### Recorded information:
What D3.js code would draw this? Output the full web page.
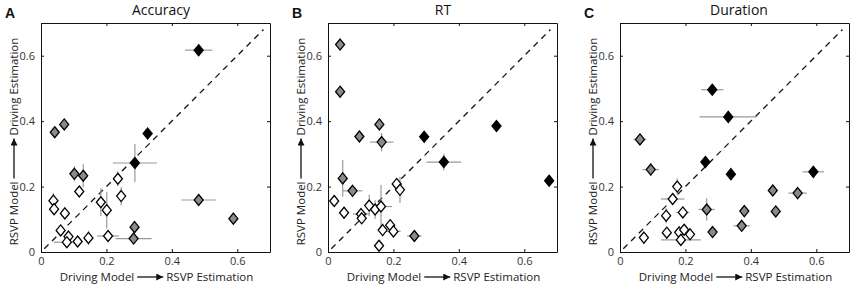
<!DOCTYPE html>
<html><head><meta charset="utf-8">
<script src="https://cdn.jsdelivr.net/npm/d3@7"></script>
<style>body{margin:0;background:#fff}svg{display:block}</style>
</head><body>
<svg id="c" width="851" height="284"></svg>
<script>
// ---- DATA ----
const panelTitles = ["Accuracy", "RT", "Duration"];
const panelLetters = ["A", "B", "C"];
const tickValues = [0, 0.2, 0.4, 0.6];
const tickLabels = ["0", "0.2", "0.4", "0.6"];
const xLabelLeft = "Driving Model", xLabelRight = "RSVP Estimation";
const yLabelLeft = "RSVP Model", yLabelRight = "Driving Estimation";
// type: 0 = white, 1 = gray, 2 = black
const accX    = [0.482,0.326,0.287,0.042,0.071,0.102,0.129,0.286,0.283,0.482,0.588,0.235,0.117,0.245,0.183,0.201,0.038,0.040,0.073,0.060,0.084,0.079,0.112,0.145,0.205];
const accY    = [0.617,0.362,0.272,0.366,0.390,0.239,0.233,0.076,0.041,0.159,0.102,0.224,0.185,0.171,0.152,0.128,0.157,0.131,0.118,0.066,0.047,0.030,0.032,0.043,0.049];
const accXErr = [0.042,0.015,0.067,0.008,0.008,0.008,0.006,0.005,0.055,0.052,0.006,0.010,0.008,0.005,0.005,0.005,0.008,0.005,0.005,0.008,0.006,0.040,0.006,0.006,0.033];
const accYErr = [0.008,0.008,0.058,0.008,0.008,0.023,0.035,0.008,0.006,0.008,0.010,0.023,0.008,0.028,0.043,0.056,0.023,0.015,0.008,0.008,0.012,0.005,0.006,0.022,0.006];
const accType = [2,2,2,1,1,1,1,1,1,1,1,0,0,0,0,0,0,0,0,0,0,0,0,0,0];

const rtX    = [0.037,0.037,0.157,0.096,0.164,0.045,0.075,0.264,0.294,0.515,0.354,0.676,0.019,0.049,0.101,0.103,0.126,0.144,0.162,0.167,0.190,0.200,0.156,0.210,0.220];
const rtY    = [0.634,0.490,0.390,0.353,0.336,0.225,0.187,0.049,0.352,0.385,0.275,0.218,0.156,0.120,0.116,0.103,0.142,0.130,0.139,0.067,0.082,0.063,0.019,0.208,0.190];
const rtXErr = [0.006,0.012,0.006,0.008,0.036,0.006,0.030,0.022,0.008,0.008,0.053,0.008,0.006,0.005,0.025,0.006,0.006,0.006,0.034,0.006,0.006,0.022,0.015,0.015,0.008];
const rtYErr = [0.008,0.008,0.008,0.006,0.028,0.056,0.006,0.006,0.012,0.010,0.025,0.006,0.015,0.018,0.006,0.006,0.033,0.028,0.066,0.020,0.010,0.006,0.005,0.008,0.040];
const rtType = [1,1,1,1,1,1,1,1,2,2,2,2,0,0,0,0,0,0,0,0,0,0,0,0,0];

const durX    = [0.282,0.331,0.261,0.339,0.591,0.061,0.094,0.467,0.543,0.380,0.476,0.372,0.283,0.265,0.175,0.161,0.192,0.141,0.143,0.181,0.196,0.214,0.186,0.073];
const durY    = [0.496,0.413,0.275,0.238,0.245,0.344,0.252,0.188,0.180,0.125,0.124,0.080,0.061,0.130,0.200,0.162,0.121,0.111,0.059,0.060,0.068,0.054,0.037,0.044];
const durXErr = [0.034,0.088,0.008,0.013,0.033,0.020,0.025,0.008,0.028,0.006,0.008,0.025,0.012,0.025,0.006,0.036,0.020,0.005,0.012,0.006,0.006,0.008,0.061,0.006];
const durYErr = [0.008,0.006,0.010,0.008,0.008,0.010,0.020,0.012,0.010,0.008,0.008,0.006,0.006,0.034,0.025,0.008,0.006,0.023,0.006,0.006,0.006,0.006,0.005,0.008];
const durType = [2,2,2,2,2,1,1,1,1,1,1,1,1,1,0,0,0,0,0,0,0,0,0,0];

// ---- LAYOUT ----
const FONT = "'Open Sans', sans-serif";
const fills = ["#ffffff", "#8a8a8a", "#000000"];
const panelLeft = [41, 328, 620];
const titleX = [161, 443, 739];
const plotTop = 23, plotSize = 229;
const series = [
  [accX, accY, accXErr, accYErr, accType],
  [rtX, rtY, rtXErr, rtYErr, rtType],
  [durX, durY, durXErr, durYErr, durType]
];
const svg = d3.select("#c");

svg.append("defs").append("marker")
  .attr("id", "ah").attr("viewBox", "0 0 10 10").attr("refX", 10).attr("refY", 5)
  .attr("markerWidth", 9).attr("markerHeight", 7).attr("markerUnits", "userSpaceOnUse")
  .attr("orient", "auto")
  .append("path").attr("d", "M0,0L10,5L0,10Z").attr("fill", "#111");

function arrowLabel(g, left, right, cx, cy, rotate, aw) {
  const gg = g.append("g").attr("transform", `translate(${cx},${cy})` + (rotate ? " rotate(-90)" : ""));
  const tl = gg.append("text").text(left).attr("font-family", FONT).attr("font-size", 11.5).attr("fill", "#222");
  const tr = gg.append("text").text(right).attr("font-family", FONT).attr("font-size", 11.5).attr("fill", "#222");
  const wl = tl.node().getComputedTextLength(), wr = tr.node().getComputedTextLength();
  const gap = 3;
  const total = wl + gap + aw + gap + wr;
  const x0 = -total / 2;
  tl.attr("x", x0);
  const ax = x0 + wl + gap;
  gg.append("line").attr("x1", ax).attr("x2", ax + aw).attr("y1", -4).attr("y2", -4)
    .attr("stroke", "#111").attr("stroke-width", 1.3).attr("marker-end", "url(#ah)");
  tr.attr("x", ax + aw + gap);
}

series.forEach((s, pi) => {
  const [xs, ys, xe, ye, tp] = s;
  const L = panelLeft[pi];
  const x = d3.scaleLinear().domain([0, 0.7]).range([L, L + plotSize]);
  const y = d3.scaleLinear().domain([0, 0.7]).range([plotTop + plotSize, plotTop]);
  const g = svg.append("g");

  const axB = d3.axisBottom(x).tickValues(tickValues).tickFormat((d, i) => tickLabels[i]).tickSizeInner(-3).tickSizeOuter(0).tickPadding(5);
  const axL = d3.axisLeft(y).tickValues(tickValues).tickFormat((d, i) => tickLabels[i]).tickSizeInner(-3).tickSizeOuter(0).tickPadding(6);
  const axT = d3.axisTop(x).tickValues(tickValues).tickFormat("").tickSizeInner(-3).tickSizeOuter(0);
  const axR = d3.axisRight(y).tickValues(tickValues).tickFormat("").tickSizeInner(-3).tickSizeOuter(0);
  [[axB, `translate(0,${plotTop + plotSize})`], [axL, `translate(${L},0)`], [axT, `translate(0,${plotTop})`], [axR, `translate(${L + plotSize},0)`]].forEach(([a, t]) => {
    const ag = g.append("g").attr("transform", t).call(a);
    ag.select(".domain").attr("stroke", "#111").attr("stroke-width", 1);
    ag.selectAll(".tick line").attr("stroke", "#111");
    ag.selectAll("text").attr("font-family", FONT).attr("font-size", 11).attr("fill", "#333");
  });

  g.append("line").attr("x1", x(0.01)).attr("y1", y(0.01)).attr("x2", x(0.68)).attr("y2", y(0.68))
    .attr("stroke", "#111").attr("stroke-width", 1.3).attr("stroke-dasharray", "6,5");

  const idx = d3.range(xs.length);
  g.selectAll(".eh").data(idx).join("line")
    .attr("x1", i => x(xs[i] - xe[i])).attr("x2", i => x(xs[i] + xe[i]))
    .attr("y1", i => y(ys[i])).attr("y2", i => y(ys[i]))
    .attr("stroke", "#9a9a9a").attr("stroke-width", 1.2);
  g.selectAll(".ev").data(idx).join("line")
    .attr("x1", i => x(xs[i])).attr("x2", i => x(xs[i]))
    .attr("y1", i => y(ys[i] - ye[i])).attr("y2", i => y(ys[i] + ye[i]))
    .attr("stroke", "#9a9a9a").attr("stroke-width", 1.2);
  const w = 4.5, h = 5.5;
  g.selectAll(".pt").data(idx).join("path")
    .attr("d", i => { const cx = x(xs[i]), cy = y(ys[i]); return `M${cx},${cy - h}L${cx + w},${cy}L${cx},${cy + h}L${cx - w},${cy}Z`; })
    .attr("fill", i => fills[tp[i]]).attr("stroke", "#000").attr("stroke-width", 1.3);

  g.append("text").attr("x", titleX[pi]).attr("y", 15).attr("text-anchor", "middle")
    .attr("font-family", FONT).attr("font-size", 14).attr("fill", "#111").text(panelTitles[pi]);
  g.append("text").attr("x", L - 36).attr("y", 18)
    .attr("font-family", "'Liberation Sans', Arial, sans-serif").attr("font-weight", "bold").attr("font-size", 14).attr("fill", "#111").text(panelLetters[pi]);

  arrowLabel(g, xLabelLeft, xLabelRight, L + plotSize / 2 + 1, 281, false, 26);
  arrowLabel(g, yLabelLeft, yLabelRight, L - 23, plotTop + plotSize / 2 + 4, true, 40);
});
</script>
</body></html>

### Written instruction:
Copy nothing but the lines from the top of the data down to the line containing "accType = [2,2,2,1,1,1,1,1,1,1,1,0,0,0,0,0,0,0,0,0,0,0,0,0,0];", and leave the pictures out.

### Answer to the problem:
What D3.js code would draw this? Output the full web page.
<!DOCTYPE html>
<html><head><meta charset="utf-8">
<script src="https://cdn.jsdelivr.net/npm/d3@7"></script>
<style>body{margin:0;background:#fff}svg{display:block}</style>
</head><body>
<svg id="c" width="851" height="284"></svg>
<script>
// ---- DATA ----
const panelTitles = ["Accuracy", "RT", "Duration"];
const panelLetters = ["A", "B", "C"];
const tickValues = [0, 0.2, 0.4, 0.6];
const tickLabels = ["0", "0.2", "0.4", "0.6"];
const xLabelLeft = "Driving Model", xLabelRight = "RSVP Estimation";
const yLabelLeft = "RSVP Model", yLabelRight = "Driving Estimation";
// type: 0 = white, 1 = gray, 2 = black
const accX    = [0.482,0.326,0.287,0.042,0.071,0.102,0.129,0.286,0.283,0.482,0.588,0.235,0.117,0.245,0.183,0.201,0.038,0.040,0.073,0.060,0.084,0.079,0.112,0.145,0.205];
const accY    = [0.617,0.362,0.272,0.366,0.390,0.239,0.233,0.076,0.041,0.159,0.102,0.224,0.185,0.171,0.152,0.128,0.157,0.131,0.118,0.066,0.047,0.030,0.032,0.043,0.049];
const accXErr = [0.042,0.015,0.067,0.008,0.008,0.008,0.006,0.005,0.055,0.052,0.006,0.010,0.008,0.005,0.005,0.005,0.008,0.005,0.005,0.008,0.006,0.040,0.006,0.006,0.033];
const accYErr = [0.008,0.008,0.058,0.008,0.008,0.023,0.035,0.008,0.006,0.008,0.010,0.023,0.008,0.028,0.043,0.056,0.023,0.015,0.008,0.008,0.012,0.005,0.006,0.022,0.006];
const accType = [2,2,2,1,1,1,1,1,1,1,1,0,0,0,0,0,0,0,0,0,0,0,0,0,0];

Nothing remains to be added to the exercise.